(Video above: Dr. John Christy testifies before the House Committee on Science, Space and Technology)
WASHINGTON — Alabama’s state climatologist during Congressional testimony on Wednesday warned members of the U.S. House that global warming projections, many of which have been used to justify the Obama administration’s climate agenda, have been wildly inaccurate when compared to real data.
“I would not trust model projections on which all policy is based here because they just don’t match facts,” said Dr. John Christy, a climate scientist at the University of Alabama in Huntsville (UAH) who has been Alabama’s State Climatologist since 2000.
To illustrate his point, Christy displayed a simple chart before the committee that shows how wildly inaccurate global warming projections have been once compared to real data.
The red line on the chart below shows the average temperature increase that all of the global warming models projected over the last several decades. The green circles and blue squares at the bottom are the climate variations that actually occurred.
“This particular chart has caused considerable anxiety for the climate establishment who want to believe the climate system is overheating according the theory of how extra greenhouse gases are supposed to affect it,” Dr. Christy stated calmly. “The message here is very simple: the theory does not match the observations as measured independently by both satellites and balloons.”
“It is a bold strategy on the part of many in the climate establishment to put one’s confidence in theoretical models and to attack the observed data,” he continued. “To a scientist, this just doesn’t make sense.”
This is the second time Dr. Christy has made climate-related news in recent weeks.
In January he found himself at odds with many scientists and media outlets who were claiming 2015 was the hottest year on record.
“2015 Was Hottest Year in Historical Record, Scientists Say,” read a headline atop the New York Times.
“The whole system is warming up, relentlessly,” warned Gerald A. Meehl, a scientist at the National Center for Atmospheric Research.
“At some point, you would think most climate change deniers would throw in the towel,” added Peter Hannam, Environment Editor of the Sydney Morning Herald.
Dr. Christy agrees with his colleagues that the climate is always changing, but believes their alarmist rhetoric — and even some of their research — is misguided at best, and perhaps even deliberately misleading.
The temperature data cited by most global warming alarmists comes from surface-level measurements, which are notoriously inaccurate.
A 2009 study of the surface-level reading stations found many of them “located next to the exhaust fans of air conditioning units, surrounded by asphalt parking lots and roads, on blistering-hot rooftops, and near sidewalks and buildings that absorb and radiate heat.” Sixty-eight stations were found to be “located at wastewater treatment plants, where the process of waste digestion causes temperatures to be higher than in surrounding areas.”
Dr. Christy notes that there are more accurate ways to measure temperature data, but they are often ignored by climate scientists because they do not affirm their predetermined outcomes.

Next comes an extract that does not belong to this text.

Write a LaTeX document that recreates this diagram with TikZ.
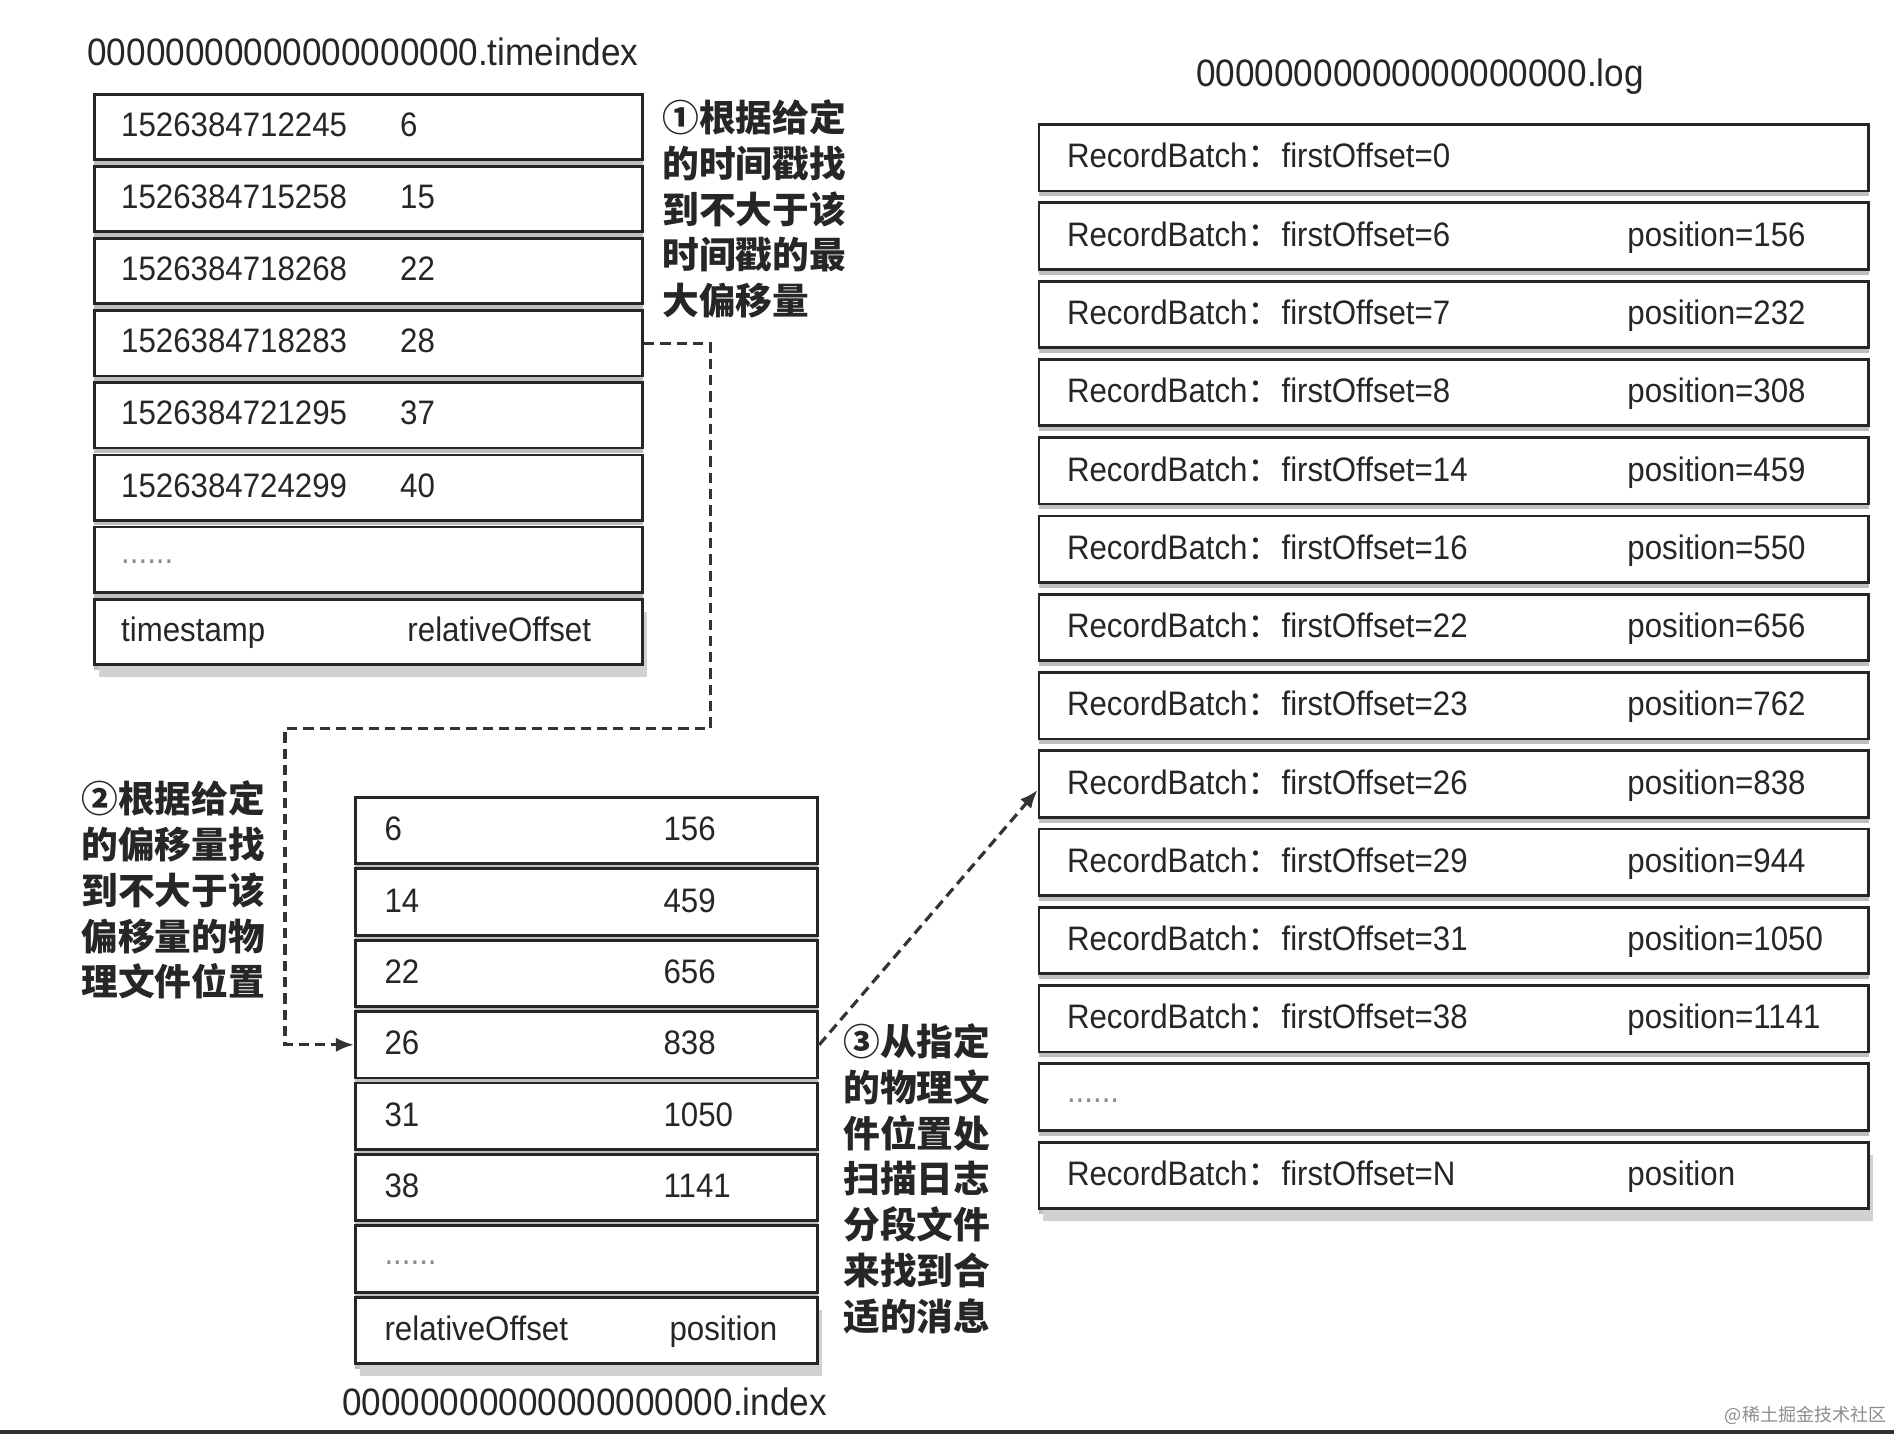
\documentclass[tikz,border=0pt]{standalone}
\usepackage{fontspec}
\setmainfont[FakeStretch=0.92]{Liberation Sans}
\newfontfamily\cjk{Noto Sans CJK SC}
\usetikzlibrary{arrows.meta,shadows,calc}
\definecolor{ink}{HTML}{262626}
\definecolor{barcol}{HTML}{2E3236}
\tikzset{
  rowbox/.style={draw=black!85, line width=1.3pt, fill=white, rectangle, inner sep=0pt, anchor=north west,
    drop shadow={shadow xshift=0pt, shadow yshift=-2.5pt, fill=black!50}},
  lastbox/.style={rowbox, general shadow={shadow xshift=2pt, shadow yshift=-6pt, fill=black!18}},
  celltext/.style={anchor=base west, inner sep=0pt, text=ink, font=\fontsize{16}{19}\selectfont},
  dots/.style={anchor=base west, inner sep=0pt, text=black!45, font=\fontsize{16}{19}\selectfont},
  titletext/.style={anchor=base west, inner sep=0pt, text=ink, font=\fontsize{18}{21}\selectfont},
  note/.style={anchor=north west, inner sep=0pt, align=left, text=ink, font=\cjk\bfseries\fontsize{17.3}{21.6}\selectfont},
  conn/.style={draw=black!80, line width=1.5pt, dash pattern=on 0.17cm off 0.1cm, -{Latex[length=0.3cm,width=0.24cm]}}
}
\begin{document}
\begin{tikzpicture}[x=0.02cm, y=-0.02cm]
\useasboundingbox (0,0) rectangle (1568,1187);

% ---------- timeindex ----------
\node[titletext] (ttitle) at (72,54.5) {00000000000000000000.timeindex};
\foreach \k in {1,...,7}{
  \node[rowbox, minimum width=9.08cm, minimum height=1.08cm] (t\k) at (77,{77+(\k-1)*59.7}) {};
}
\node[lastbox, minimum width=9.08cm, minimum height=1.08cm] (t8) at (77,{77+7*59.7}) {};
\foreach \k/\a/\b in {1/1526384712245/6, 2/1526384715258/15, 3/1526384718268/22, 4/1526384718283/28, 5/1526384721295/37, 6/1526384724299/40}{
  \node[celltext] (ta\k) at (100,{77+(\k-1)*59.7+36}) {\a};
  \node[celltext] (tb\k) at (331,{77+(\k-1)*59.7+36}) {\b};
}
\node[dots] (ta7) at (100,{77+6*59.7+31}) {......};
\node[celltext] (ta8) at (100,{77+7*59.7+36}) {timestamp};
\node[celltext] (tb8) at (337,{77+7*59.7+36}) {relativeOffset};

\node[note] (n1) at (548,82) {①根据给定\\的时间戳找\\到不大于该\\时间戳的最\\大偏移量};

% ---------- index ----------
\foreach \k in {1,...,7}{
  \node[rowbox, minimum width=7.66cm, minimum height=1.1cm] (i\k) at (293,{659+(\k-1)*59.1}) {};
}
\node[lastbox, minimum width=7.66cm, minimum height=1.1cm] (i8) at (293,{659+7*59.1}) {};
\foreach \k/\a/\b in {1/6/156, 2/14/459, 3/22/656, 4/26/838, 5/31/1050, 6/38/1141}{
  \node[celltext] (ia\k) at (318,{659+(\k-1)*59.1+37}) {\a};
  \node[celltext] (ib\k) at (549,{659+(\k-1)*59.1+37}) {\b};
}
\node[dots] (ia7) at (318,{659+6*59.1+33}) {......};
\node[celltext] (ia8) at (318,{659+7*59.1+37}) {relativeOffset};
\node[celltext] (ib8) at (554,{659+7*59.1+37}) {position};
\node[titletext] (ititle) at (283,1171.5) {00000000000000000000.index};

\node[note] (n2) at (67,646) {②根据给定\\的偏移量找\\到不大于该\\偏移量的物\\理文件位置};
\node[note] (n3) at (698,847) {③从指定\\的物理文\\件位置处\\扫描日志\\分段文件\\来找到合\\适的消息};

% ---------- log ----------
\node[titletext] (ltitle) at (990,71.5) {00000000000000000000.log};
\foreach \k in {1,...,13}{
  \node[rowbox, minimum width=13.74cm, minimum height=1.1cm] (l\k) at (859,{102+(\k-1)*64.8}) {};
}
\node[lastbox, minimum width=13.74cm, minimum height=1.1cm] (l14) at (859,{102+13*64.8}) {};
\node[celltext] (la1) at (883,{102+37}) {RecordBatch{\cjk：}firstOffset=0};
\foreach \k/\a/\b in {2/6/156, 3/7/232, 4/8/308, 5/14/459, 6/16/550, 7/22/656, 8/23/762, 9/26/838, 10/29/944, 11/31/1050, 12/38/1141}{
  \node[celltext] (la\k) at (883,{102+(\k-1)*64.8+37}) {RecordBatch{\cjk：}firstOffset=\a};
  \node[celltext] (lb\k) at (1347,{102+(\k-1)*64.8+37}) {position=\b};
}
\node[dots] (la13) at (883,{102+12*64.8+33}) {......};
\node[celltext] (la14) at (883,{102+13*64.8+37}) {RecordBatch{\cjk：}firstOffset=N};
\node[celltext] (lb14) at (1347,{102+13*64.8+37}) {position};

% ---------- connectors ----------
\coordinate (c1) at (588,603);
\draw[conn] (t4.east) -| (c1) -| ([xshift=-1.14cm]i4.west) -- (i4.west);
\draw[conn] (i4.east) -- ([yshift=-0.1cm]l9.west);

% ---------- footer ----------
\node[anchor=east, inner sep=0pt, text=black!45, font=\cjk\fontsize{8.5}{10}\selectfont] (wm) at (1562,1172) {@稀土掘金技术社区};
\fill[barcol] (0,1183.5) rectangle (1568,1187);
\end{tikzpicture}
\end{document}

“The deep atmospheric temperature – a much better metric for monitoring climate – as measured by satellite sensors was the 3rd warmest year since 1979,” he said of 2015. “If no mention is made of what the bulk of the atmosphere is doing, then these folks are withholding important information.”
Dr. Christy laid out his approach to climate science during testimony before the U.S. Senate last year.

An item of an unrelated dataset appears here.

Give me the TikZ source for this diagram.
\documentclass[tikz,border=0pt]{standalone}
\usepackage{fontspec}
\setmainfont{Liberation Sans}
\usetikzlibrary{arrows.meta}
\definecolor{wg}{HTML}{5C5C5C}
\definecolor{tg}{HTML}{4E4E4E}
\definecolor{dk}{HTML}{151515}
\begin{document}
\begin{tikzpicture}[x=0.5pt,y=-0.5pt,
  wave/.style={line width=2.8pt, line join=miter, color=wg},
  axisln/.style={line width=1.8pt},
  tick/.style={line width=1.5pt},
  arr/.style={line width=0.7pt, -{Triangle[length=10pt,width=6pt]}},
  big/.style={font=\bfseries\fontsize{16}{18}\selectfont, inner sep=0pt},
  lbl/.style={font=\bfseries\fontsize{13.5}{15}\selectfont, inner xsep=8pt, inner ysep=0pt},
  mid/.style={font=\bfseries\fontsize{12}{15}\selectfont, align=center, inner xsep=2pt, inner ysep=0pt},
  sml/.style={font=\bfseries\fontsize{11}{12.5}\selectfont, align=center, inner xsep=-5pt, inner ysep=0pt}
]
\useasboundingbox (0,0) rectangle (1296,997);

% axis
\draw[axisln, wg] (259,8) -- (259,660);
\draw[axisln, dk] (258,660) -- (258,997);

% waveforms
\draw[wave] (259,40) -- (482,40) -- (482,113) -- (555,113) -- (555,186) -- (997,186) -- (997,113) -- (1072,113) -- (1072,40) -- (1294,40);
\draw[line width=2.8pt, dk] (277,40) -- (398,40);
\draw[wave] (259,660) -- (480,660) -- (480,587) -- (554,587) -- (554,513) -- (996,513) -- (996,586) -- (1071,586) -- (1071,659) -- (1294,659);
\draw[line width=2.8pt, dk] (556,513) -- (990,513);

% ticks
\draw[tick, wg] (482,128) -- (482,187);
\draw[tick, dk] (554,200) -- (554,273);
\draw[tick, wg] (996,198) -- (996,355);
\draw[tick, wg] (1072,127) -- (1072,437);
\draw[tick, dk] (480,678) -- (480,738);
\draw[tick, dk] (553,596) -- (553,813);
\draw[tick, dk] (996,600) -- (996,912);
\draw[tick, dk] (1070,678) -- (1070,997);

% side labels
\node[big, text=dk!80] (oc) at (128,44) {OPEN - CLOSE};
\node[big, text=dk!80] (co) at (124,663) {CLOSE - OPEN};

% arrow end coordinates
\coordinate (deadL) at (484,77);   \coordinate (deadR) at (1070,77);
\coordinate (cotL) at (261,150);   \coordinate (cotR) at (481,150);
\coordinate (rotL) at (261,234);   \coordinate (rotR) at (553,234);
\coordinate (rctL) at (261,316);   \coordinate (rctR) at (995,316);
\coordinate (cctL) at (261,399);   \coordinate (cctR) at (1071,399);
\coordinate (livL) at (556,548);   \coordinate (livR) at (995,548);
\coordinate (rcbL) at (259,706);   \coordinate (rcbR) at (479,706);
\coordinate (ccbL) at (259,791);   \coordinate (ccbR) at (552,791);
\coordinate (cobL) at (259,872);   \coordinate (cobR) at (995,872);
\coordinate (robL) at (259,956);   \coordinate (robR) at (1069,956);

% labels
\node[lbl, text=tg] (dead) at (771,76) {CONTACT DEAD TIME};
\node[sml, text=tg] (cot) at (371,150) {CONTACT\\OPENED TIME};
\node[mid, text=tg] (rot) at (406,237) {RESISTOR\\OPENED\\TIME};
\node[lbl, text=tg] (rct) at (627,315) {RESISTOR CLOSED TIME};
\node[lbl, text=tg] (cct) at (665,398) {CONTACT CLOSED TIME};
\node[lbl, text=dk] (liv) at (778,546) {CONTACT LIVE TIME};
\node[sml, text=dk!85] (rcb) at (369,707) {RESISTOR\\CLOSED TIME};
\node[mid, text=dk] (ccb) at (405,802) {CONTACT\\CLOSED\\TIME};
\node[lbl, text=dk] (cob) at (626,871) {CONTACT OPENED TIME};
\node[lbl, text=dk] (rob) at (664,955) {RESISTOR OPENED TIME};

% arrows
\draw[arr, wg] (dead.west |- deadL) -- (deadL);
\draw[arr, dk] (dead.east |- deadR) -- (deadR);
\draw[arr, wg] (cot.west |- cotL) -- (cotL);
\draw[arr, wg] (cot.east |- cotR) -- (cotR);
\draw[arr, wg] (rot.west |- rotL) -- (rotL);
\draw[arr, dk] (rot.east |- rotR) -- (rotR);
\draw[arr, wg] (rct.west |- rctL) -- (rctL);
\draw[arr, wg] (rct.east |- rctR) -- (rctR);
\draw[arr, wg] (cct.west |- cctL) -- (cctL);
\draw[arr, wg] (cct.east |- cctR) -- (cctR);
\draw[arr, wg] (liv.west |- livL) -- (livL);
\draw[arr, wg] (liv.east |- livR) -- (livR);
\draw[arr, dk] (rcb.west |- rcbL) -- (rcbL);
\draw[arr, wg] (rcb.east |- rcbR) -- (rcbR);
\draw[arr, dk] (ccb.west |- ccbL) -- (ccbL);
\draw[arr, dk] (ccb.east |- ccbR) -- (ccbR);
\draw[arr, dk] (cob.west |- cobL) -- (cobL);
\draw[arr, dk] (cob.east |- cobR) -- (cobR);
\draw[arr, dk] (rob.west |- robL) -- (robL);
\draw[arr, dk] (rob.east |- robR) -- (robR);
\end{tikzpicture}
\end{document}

“I build data sets from scratch to answer questions about climate variability and to test assertions people make about climate change,” he said. “That’s really what the scientific method is all about.”
It is that commitment to starting “from scratch” that has made him a particularly bothersome thorn in the Environmental Protection Agency’s (EPA) side in recent years.
While Christy does not deny the Earth’s climate is changing, he vehemently rejects the assumptions at the core of the EPA’s growing list of environmental regulations.
In its Clean Power Plan, the EPA is pushing for a 750 million metric ton reduction in CO2 emissions, which it seeks to achieve in large part through regulations on existing power plants, especially coal-fired plants.
A study released by the U.S. Chamber of Commerce last year predicts the environmental mandates in the plan will ultimately cost the United States more than 220,000 jobs.
According to the study, the proposed regulations will have a disproportionate impact on southern states, where energy costs would jump by $6.6 billion per year over the next decade-and-a-half. The “East-South-Central” region of Mississippi, Alabama, Tennessee and Kentucky would see its GDP shrink by an estimated $2.2 billion and would lose 21,400 jobs as a result of the plan.
Dr. Christy on Wednesday testified that such onerous regulations will do little to nothing to actually impact the climate.
“If the United States had disappeared in 2015, no more people, no cars, no industry, the impact on the climate system would be a tiny few hundredths of a degree over 50 years – and that’s if you believe climate models,” he concluded.